(Plotting code records)
>>>
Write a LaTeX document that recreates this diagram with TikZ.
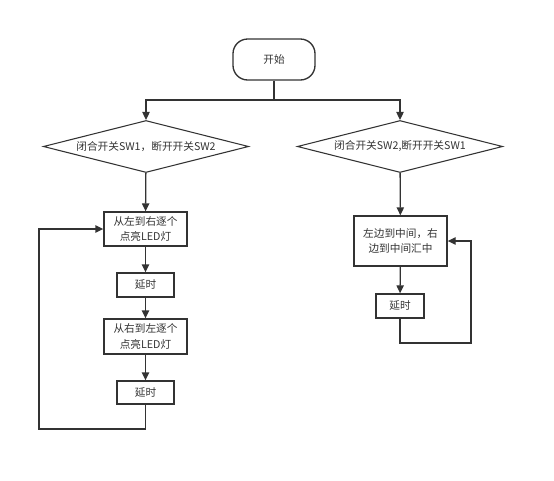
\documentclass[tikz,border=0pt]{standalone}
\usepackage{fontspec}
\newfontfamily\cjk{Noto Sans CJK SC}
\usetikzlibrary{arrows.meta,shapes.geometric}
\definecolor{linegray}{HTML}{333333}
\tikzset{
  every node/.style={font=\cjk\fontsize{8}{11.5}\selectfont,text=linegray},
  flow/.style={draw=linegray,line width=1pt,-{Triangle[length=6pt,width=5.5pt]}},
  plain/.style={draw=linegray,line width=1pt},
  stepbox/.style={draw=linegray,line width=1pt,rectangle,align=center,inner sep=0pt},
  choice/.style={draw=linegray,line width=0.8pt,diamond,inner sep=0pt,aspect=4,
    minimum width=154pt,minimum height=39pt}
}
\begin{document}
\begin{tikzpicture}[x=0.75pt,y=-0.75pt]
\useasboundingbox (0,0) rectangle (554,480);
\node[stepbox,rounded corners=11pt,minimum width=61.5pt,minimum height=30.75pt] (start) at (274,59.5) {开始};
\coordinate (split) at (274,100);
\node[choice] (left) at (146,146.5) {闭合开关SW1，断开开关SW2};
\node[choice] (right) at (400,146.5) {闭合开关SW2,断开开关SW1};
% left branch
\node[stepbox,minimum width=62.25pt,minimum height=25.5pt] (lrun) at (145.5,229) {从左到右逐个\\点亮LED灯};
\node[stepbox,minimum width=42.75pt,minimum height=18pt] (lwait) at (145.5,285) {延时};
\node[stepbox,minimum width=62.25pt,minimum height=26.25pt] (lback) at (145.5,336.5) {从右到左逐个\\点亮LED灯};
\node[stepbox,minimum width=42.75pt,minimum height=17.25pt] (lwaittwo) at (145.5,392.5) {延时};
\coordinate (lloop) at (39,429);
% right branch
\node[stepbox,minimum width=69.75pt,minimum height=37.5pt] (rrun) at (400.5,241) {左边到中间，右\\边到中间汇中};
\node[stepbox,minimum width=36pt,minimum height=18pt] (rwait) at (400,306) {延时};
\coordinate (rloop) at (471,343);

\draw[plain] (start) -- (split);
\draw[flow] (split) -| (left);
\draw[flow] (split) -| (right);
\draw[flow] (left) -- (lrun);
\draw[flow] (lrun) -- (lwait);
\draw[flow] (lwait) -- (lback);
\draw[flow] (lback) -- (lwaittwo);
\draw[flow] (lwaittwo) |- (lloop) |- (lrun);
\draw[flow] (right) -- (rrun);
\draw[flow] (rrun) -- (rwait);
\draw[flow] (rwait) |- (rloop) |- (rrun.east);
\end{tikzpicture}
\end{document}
<<<
>>>
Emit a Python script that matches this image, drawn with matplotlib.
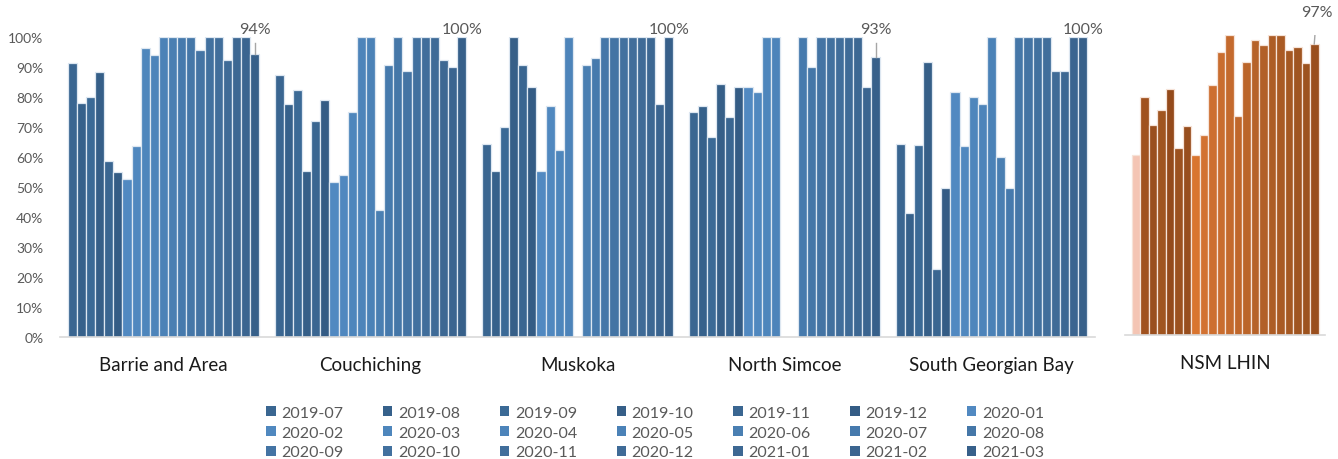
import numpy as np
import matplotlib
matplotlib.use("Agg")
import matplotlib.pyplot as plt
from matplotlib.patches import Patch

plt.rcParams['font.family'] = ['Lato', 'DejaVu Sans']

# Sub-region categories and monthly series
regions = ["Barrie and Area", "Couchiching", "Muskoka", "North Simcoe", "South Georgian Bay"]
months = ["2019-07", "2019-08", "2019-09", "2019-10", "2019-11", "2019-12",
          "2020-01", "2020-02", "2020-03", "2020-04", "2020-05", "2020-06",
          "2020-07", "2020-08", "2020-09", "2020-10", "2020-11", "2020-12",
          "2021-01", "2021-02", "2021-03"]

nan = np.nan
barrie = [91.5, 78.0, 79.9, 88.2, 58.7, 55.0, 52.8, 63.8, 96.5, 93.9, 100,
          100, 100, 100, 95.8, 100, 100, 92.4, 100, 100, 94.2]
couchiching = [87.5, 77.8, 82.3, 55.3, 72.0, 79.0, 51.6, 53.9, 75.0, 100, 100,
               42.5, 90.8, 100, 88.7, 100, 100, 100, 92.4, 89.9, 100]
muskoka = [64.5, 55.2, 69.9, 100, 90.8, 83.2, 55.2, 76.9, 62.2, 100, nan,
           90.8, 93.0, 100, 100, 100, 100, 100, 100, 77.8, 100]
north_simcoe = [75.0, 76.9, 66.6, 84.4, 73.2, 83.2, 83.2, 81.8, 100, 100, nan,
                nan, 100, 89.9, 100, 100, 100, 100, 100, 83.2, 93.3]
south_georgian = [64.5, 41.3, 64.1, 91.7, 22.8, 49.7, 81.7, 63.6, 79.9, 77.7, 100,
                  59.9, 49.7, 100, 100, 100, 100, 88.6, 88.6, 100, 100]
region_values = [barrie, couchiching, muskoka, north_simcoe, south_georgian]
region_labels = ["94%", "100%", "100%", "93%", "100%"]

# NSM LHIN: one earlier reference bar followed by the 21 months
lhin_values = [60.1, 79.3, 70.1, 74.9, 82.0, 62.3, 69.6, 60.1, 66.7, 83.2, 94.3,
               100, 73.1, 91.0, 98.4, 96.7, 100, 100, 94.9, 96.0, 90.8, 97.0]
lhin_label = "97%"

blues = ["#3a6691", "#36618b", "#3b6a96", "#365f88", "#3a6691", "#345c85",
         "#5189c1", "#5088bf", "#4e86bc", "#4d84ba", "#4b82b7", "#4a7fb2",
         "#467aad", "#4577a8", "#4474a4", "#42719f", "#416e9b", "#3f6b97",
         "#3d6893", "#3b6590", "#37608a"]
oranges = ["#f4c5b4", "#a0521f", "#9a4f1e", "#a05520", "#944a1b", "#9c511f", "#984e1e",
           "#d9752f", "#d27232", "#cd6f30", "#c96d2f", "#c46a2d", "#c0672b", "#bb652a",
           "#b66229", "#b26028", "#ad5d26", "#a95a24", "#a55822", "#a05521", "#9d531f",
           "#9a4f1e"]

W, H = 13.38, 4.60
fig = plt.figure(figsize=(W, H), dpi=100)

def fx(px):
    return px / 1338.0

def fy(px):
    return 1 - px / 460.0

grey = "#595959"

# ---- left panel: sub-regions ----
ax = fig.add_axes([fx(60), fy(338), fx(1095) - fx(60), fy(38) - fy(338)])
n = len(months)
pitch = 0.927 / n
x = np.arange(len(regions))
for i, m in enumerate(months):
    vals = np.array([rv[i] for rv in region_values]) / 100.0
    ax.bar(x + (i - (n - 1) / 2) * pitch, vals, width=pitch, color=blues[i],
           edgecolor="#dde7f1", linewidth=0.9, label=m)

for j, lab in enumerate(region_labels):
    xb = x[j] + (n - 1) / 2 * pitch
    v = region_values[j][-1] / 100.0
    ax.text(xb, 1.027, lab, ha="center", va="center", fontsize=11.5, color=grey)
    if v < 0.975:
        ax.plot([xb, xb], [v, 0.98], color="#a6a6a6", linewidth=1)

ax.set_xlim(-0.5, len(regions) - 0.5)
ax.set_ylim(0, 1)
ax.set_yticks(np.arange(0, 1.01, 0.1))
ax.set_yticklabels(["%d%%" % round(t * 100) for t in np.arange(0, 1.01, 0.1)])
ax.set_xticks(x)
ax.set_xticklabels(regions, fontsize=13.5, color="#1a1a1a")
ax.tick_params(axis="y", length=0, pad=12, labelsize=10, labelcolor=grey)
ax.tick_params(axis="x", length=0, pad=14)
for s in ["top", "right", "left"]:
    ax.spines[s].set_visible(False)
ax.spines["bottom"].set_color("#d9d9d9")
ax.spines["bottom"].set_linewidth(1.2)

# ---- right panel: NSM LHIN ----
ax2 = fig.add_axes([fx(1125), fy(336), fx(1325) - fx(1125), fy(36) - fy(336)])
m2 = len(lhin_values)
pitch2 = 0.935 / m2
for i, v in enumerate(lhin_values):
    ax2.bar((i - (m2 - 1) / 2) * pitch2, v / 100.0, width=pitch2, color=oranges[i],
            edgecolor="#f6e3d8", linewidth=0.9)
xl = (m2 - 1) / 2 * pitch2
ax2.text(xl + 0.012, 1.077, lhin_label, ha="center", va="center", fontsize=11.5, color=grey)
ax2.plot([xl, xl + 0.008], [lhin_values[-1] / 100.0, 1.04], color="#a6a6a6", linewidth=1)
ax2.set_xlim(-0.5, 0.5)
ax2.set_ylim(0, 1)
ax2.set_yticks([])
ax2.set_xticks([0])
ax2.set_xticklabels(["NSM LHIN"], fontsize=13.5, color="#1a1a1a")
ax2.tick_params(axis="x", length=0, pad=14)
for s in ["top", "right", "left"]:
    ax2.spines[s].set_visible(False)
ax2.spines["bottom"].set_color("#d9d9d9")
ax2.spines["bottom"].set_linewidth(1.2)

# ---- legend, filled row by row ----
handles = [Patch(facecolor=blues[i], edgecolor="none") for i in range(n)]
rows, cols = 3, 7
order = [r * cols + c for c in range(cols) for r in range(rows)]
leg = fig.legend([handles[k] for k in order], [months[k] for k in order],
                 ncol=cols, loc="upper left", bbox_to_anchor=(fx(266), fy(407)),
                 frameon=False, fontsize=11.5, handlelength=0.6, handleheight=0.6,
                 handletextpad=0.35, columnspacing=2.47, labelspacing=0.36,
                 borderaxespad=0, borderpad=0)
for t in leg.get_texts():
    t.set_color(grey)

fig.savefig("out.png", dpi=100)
<<<
■ **Description of the task**:
Give again, word for word, the lines from the one that contains "Emit a Python" to the one that contains "plt.rcParams['font.family'] = ['Lato', 'DejaVu", both included. Omit the pictures.

■ **Written response**:
Emit a Python script that matches this image, drawn with matplotlib.
import numpy as np
import matplotlib
matplotlib.use("Agg")
import matplotlib.pyplot as plt
from matplotlib.patches import Patch

plt.rcParams['font.family'] = ['Lato', 'DejaVu Sans']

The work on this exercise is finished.